Thought for the day – is reported mobile data use real?

I regularly see statistics around mobile data that seem to indicate decent levels of market growth. I read recently in a magazine, for example, that Orange UK is doing around 100,000 music downloads per month, or about 3k per day. I don’t want to pick on Orange specifically, but this is a good case study.

I’m wondering if all of these are actually “real punters” paying for music on their handsets. So, for example, can Orange’s statistical reporting discriminate between “proper” use, versus demos given in shops? Maybe there’s a separate APN for retailers’ SIMs, or maybe not. Or maybe there’s just internal billing reconciliation between the various divisions of the operator and its channel partners. Orange has 280 of its own shops in the UK, plus countless other retailers stock its wares, so it doesn't take an awful lot of demos-per-salesperson-per-day to rack up an appreciable fraction of 3000.

And what about testing? I’ve seen a number of presentations around the concept of “user experience monitoring”. Basically the idea is to stick probes in the network, or drive a bunch of phones around in a van, doing user-type stuff like sending MMS or downloading music. Now imagine a network with 10,000 cells, and you want to to do ongoing quality testing with various types of phones, in various network conditions. How many tests might you make per cell, per month? 1? 10? 100?

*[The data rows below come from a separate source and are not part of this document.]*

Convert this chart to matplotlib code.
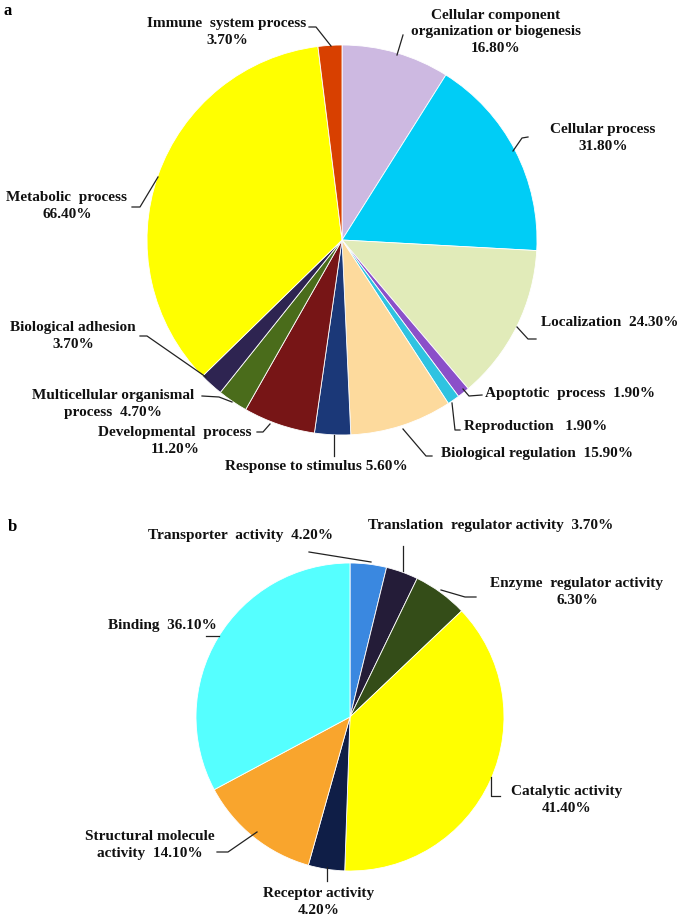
import matplotlib
matplotlib.use('Agg')
import matplotlib.pyplot as plt

# painel a - processos biológicos
bp_labels = ['Cellular component\norganization or biogenesis\n16.80%',
             'Cellular process\n31.80%',
             'Localization  24.30%',
             'Apoptotic  process  1.90%',
             'Reproduction   1.90%',
             'Biological regulation  15.90%',
             'Response to stimulus 5.60%',
             'Developmental  process\n11.20%',
             'Multicellular organismal\nprocess  4.70%',
             'Biological adhesion\n3.70%',
             'Metabolic  process\n66.40%',
             'Immune  system process\n3.70%']
bp_values = [16.8, 31.8, 24.3, 1.9, 1.9, 15.9, 5.6, 11.2, 4.7, 3.7, 66.4, 3.7]
bp_colors = ['#CDB9E1', '#00CDF6', '#E1EBB9', '#8B50C9', '#2FC3E1', '#FDDA9D',
             '#1B3878', '#771516', '#4A6C1B', '#2E2451', '#FFFF00', '#D84000']

# painel b - funções moleculares
mf_labels = ['Transporter  activity  4.20%',
             'Translation  regulator activity  3.70%',
             'Enzyme  regulator activity\n6.30%',
             'Catalytic activity\n41.40%',
             'Receptor activity\n4.20%',
             'Structural molecule\nactivity  14.10%',
             'Binding  36.10%']
mf_values = [4.2, 3.7, 6.3, 41.4, 4.2, 14.1, 36.1]
mf_colors = ['#3A88E0', '#241C38', '#344D18', '#FFFF00', '#0F1E47', '#F9A52D', '#55FFFF']

W, H = 685, 920
fig = plt.figure(figsize=(W/100, H/100), dpi=100)
ax = fig.add_axes([0, 0, 1, 1])

Y = lambda y: H - y  # coordenadas de pixel (topo = 0)

wp = dict(edgecolor='white', linewidth=0.6)
ax.pie(bp_values, colors=bp_colors, startangle=90, counterclock=False,
       center=(342, Y(241)), radius=195, wedgeprops=wp, frame=True)
ax.pie(mf_values, colors=mf_colors, startangle=90, counterclock=False,
       center=(350, Y(718)), radius=154, wedgeprops=wp, frame=True)

font = dict(family='Liberation Serif', weight='bold', fontsize=11,
            ha='center', va='center', linespacing=1.4, color='#111111')

# posições dos rótulos (x, y do centro do texto)
bp_pos = [(496, 32), (603, 138), (610, 323), (570, 393), (536, 427),
          (537, 454), (316, 467), (175, 441), (113, 404), (73, 336),
          (67, 206), (227, 32)]
mf_pos = [(241, 535), (491, 525), (577, 592), (567, 800), (319, 902),
          (150, 845), (162, 625)]

for lab, (x, y) in zip(bp_labels, bp_pos):
    ax.text(x, Y(y), lab, **font)
for lab, (x, y) in zip(mf_labels, mf_pos):
    ax.text(x, Y(y), lab, **font)

# linhas de chamada
leaders = [
    [(403, 36), (397, 56)],
    [(528, 138), (522, 139), (513, 152)],
    [(536, 340), (528, 340), (517, 328)],
    [(482, 396), (469, 397), (463, 390)],
    [(460, 431), (455, 431), (452, 404)],
    [(432, 457), (426, 457), (403, 430)],
    [(334, 436), (334, 457)],
    [(257, 433), (263, 433), (270, 425)],
    [(202, 397), (219, 398), (232, 403)],
    [(140, 337), (147, 337), (206, 378)],
    [(132, 208), (140, 208), (158, 178)],
    [(309, 28), (316, 28), (331, 47)],
    [(309, 553), (371, 563)],
    [(403, 547), (403, 572)],
    [(476, 598), (465, 598), (441, 591)],
    [(500, 797), (491, 797), (491, 778)],
    [(327, 868), (327, 882)],
    [(217, 853), (228, 853), (257, 833)],
    [(206, 637), (219, 637)],
]
for seg in leaders:
    xs = [p[0] for p in seg]
    ys = [Y(p[1]) for p in seg]
    ax.plot(xs, ys, color='#222222', lw=0.9)

ax.text(4, Y(11), 'a', family='Liberation Serif', weight='bold', fontsize=12,
        ha='left', va='center')
ax.text(8, Y(527), 'b', family='Liberation Serif', weight='bold', fontsize=12,
        ha='left', va='center')

ax.set_xlim(0, W)
ax.set_ylim(0, H)
ax.set_aspect('equal')
ax.axis('off')

fig.savefig('out.png', dpi=100)
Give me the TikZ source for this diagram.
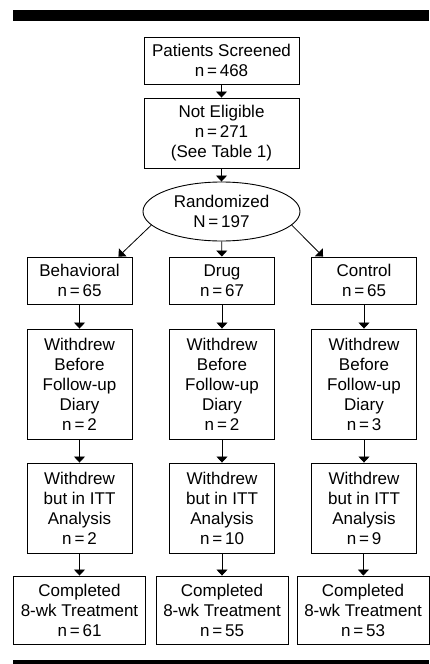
\documentclass[tikz,border=0pt]{standalone}
\usepackage{fontspec}
\setmainfont{Liberation Sans}
\usepackage{tikz}
\usetikzlibrary{shapes.geometric}
\usetikzlibrary{arrows.meta}

\begin{document}
\begin{tikzpicture}[x=1pt,y=-1pt,>={Triangle[length=6pt,width=11pt]},line width=0.9pt,
	box/.style={rectangle,draw,align=center,inner sep=0pt,font=\fontsize{17}{20}\selectfont},
	arm box/.style={box,minimum width=105},
	oval/.style={ellipse,draw,align=center,inner sep=0pt,font=\fontsize{17}{20}\selectfont}]
	
	\useasboundingbox (0,0) rectangle (429,664);
	\fill (13,10) rectangle (429,21);
	\fill (13,660) rectangle (429,664);
	
	\node[box,minimum width=155,minimum height=47] (scr) at (221.5,60.5) {Patients Screened\\n\,=\,468};
	\node[box,minimum width=155,minimum height=70] (inel) at (221.5,133) {Not Eligible\\n\,=\,271\\(See Table 1)};
	\node[oval,minimum width=157,minimum height=59] (rand) at (221.5,211.5) {Randomized\\N\,=\,197};
	
	\node[arm box,minimum height=47] (beh) at (79.5,280.5) {Behavioral\\n\,=\,65};
	\node[arm box,minimum height=47] (drug) at (222,280.5) {Drug\\n\,=\,67};
	\node[arm box,minimum height=47] (ctl) at (364,280.5) {Control\\n\,=\,65};
	
	\node[arm box,minimum height=110] (wb1) at (79.5,384) {Withdrew\\Before\\Follow-up\\Diary\\n\,=\,2};
	\node[arm box,minimum height=110] (wb2) at (222,384) {Withdrew\\Before\\Follow-up\\Diary\\n\,=\,2};
	\node[arm box,minimum height=110] (wb3) at (364,384) {Withdrew\\Before\\Follow-up\\Diary\\n\,=\,3};
	
	\node[arm box,minimum height=90] (itt1) at (79.5,508) {Withdrew\\but in ITT\\Analysis\\n\,=\,2};
	\node[arm box,minimum height=90] (itt2) at (222,508) {Withdrew\\but in ITT\\Analysis\\n\,=\,10};
	\node[arm box,minimum height=90] (itt3) at (364,508) {Withdrew\\but in ITT\\Analysis\\n\,=\,9};
	
	\node[box,minimum width=132,minimum height=68] (done1) at (79.5,610) {Completed\\8-wk Treatment\\n\,=\,61};
	\node[box,minimum width=132,minimum height=68] (done2) at (222,610) {Completed\\8-wk Treatment\\n\,=\,55};
	\node[box,minimum width=132,minimum height=68] (done3) at (363,610) {Completed\\8-wk Treatment\\n\,=\,53};
	
	\path[->,line width=0.8pt]
	(scr) edge (inel)
	(inel) edge (rand)
	(rand.191) edge ([xshift=-14pt]beh.north east)
	(rand) edge (drug)
	(rand.349) edge ([xshift=12pt]ctl.north west)
	(beh) edge (wb1)
	(drug) edge (wb2)
	(ctl) edge (wb3)
	(wb1) edge (itt1)
	(wb2) edge (itt2)
	(wb3) edge (itt3)
	(itt1) edge (done1)
	(itt2) edge (done2)
	(itt3) edge (done3);
\end{tikzpicture}
\end{document}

I’d guess a van with 10 phones in it could visit 100 cells a day, doing a variety of quality-of-experience tests. A fleet of 10 such vans seems reasonable for a decent-sized operator in a medium-sized country. So, maybe the operator conducts 10,000 tests of any given service per day. Or 300,000 per month.

And, of course, both distribution & testing could be outsourced, and any costs effectively just billed back as part of the contract’s expenses terms, making it even more difficult to separate out from real-world commercial use.

And lastly... how much reported data usage isn't from real Joe-Bloggs-in-the-Street, but from people like us in the industry, trying stuff out to see if it works, using it during meetings with advertisers and content owners, checking up on competitors, showing it to the world at Barcelona or wherever....

I could well be overlooking something very obvious here… but equally, it could be that the split of customer vs internal-ops usage of services is misreported by some operators.